Depositions are probably the most powerful discovery tool. Depositions, however, can be extremely expensive and are not always necessary or appropriate. Depositions should not be taken as a matter of course.
For example, if it involves a non-party witness, consider whether the witness will talk to you informally without having to have your opponent’s counsel present. Consider whether you will be preserving testimony harmful to your case from someone that may otherwise be unavailable at the time of trial. Also consider that by examining the witness you are always to some extent revealing what you believe to be your case strategy.
The very noticing of the deposition forces your opponent to learn his case. By taking the deposition you may be alerting your opponent to weaknesses in the case or to important witnesses that your opponent might not otherwise have discovered. Additionally, by taking the deposition you are providing the witness with a dress rehearsal.

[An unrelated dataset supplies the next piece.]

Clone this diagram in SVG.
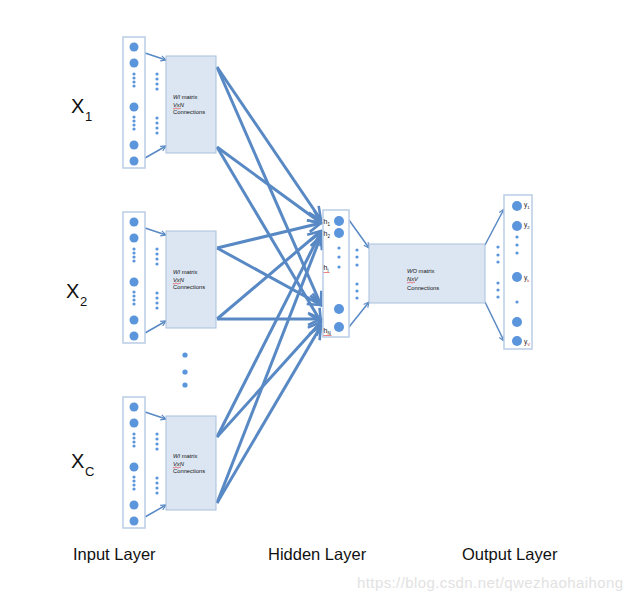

This is particularly true with their experts. You may have just one shot with the witness and you will probably want to save it for trial.
In determining the timing of the depositions in the overall discovery plan, many lawyers prefer to take depositions only after extensive interrogatories and documents have been produced. This approach results in certain disadvantages. It allows the opponent to be better prepared because the opponent has answered interrogatories and collected documents. It also results in a delay giving the other side more time to deal with possible weaknesses. Therefore, in some cases, you should consider either doing limited written discovery followed by deposition or taking the deposition as a starting point for your discovery. Again, early surprise can be a powerful tool.
Know Your Case Before Responding To Discovery
Finally, it is important not to overlook the realities of responding to discovery. As a matter of general consideration, I cannot stress enough the importance of being thoroughly familiar with all aspects of your case before responding to the other side’s discovery requests. For example, don’t try to answer interrogatories until you have spoken with all witnesses that may have information relevant to the matters at issue. Do not try to respond to a document request until you have personally gone through each and every document in order to know exactly what you are providing to the other side and in order to preserve your right to object to any documents that may be protected.
Similarly, before you tender your client or a witness to a deposition, that witness must be fully prepared — not just with respect to the substance and factual matters in issue, but as to what to expect from the deposition process and how to answer and how to conduct themselves generally through the deposition process. Make sure that the deponent understands the theory of the case because only through understanding the theory of the case can she properly respond to the questions that will be put. Always give the witness or deponent a context. Do not assume that the witness, even a major party to the case, knows the contentions of the lawsuit or the important matters in issue.
Discovery is an important part of the trial process. We must not, however, lose sight of the fact that it is a means to an end and not an end unto itself.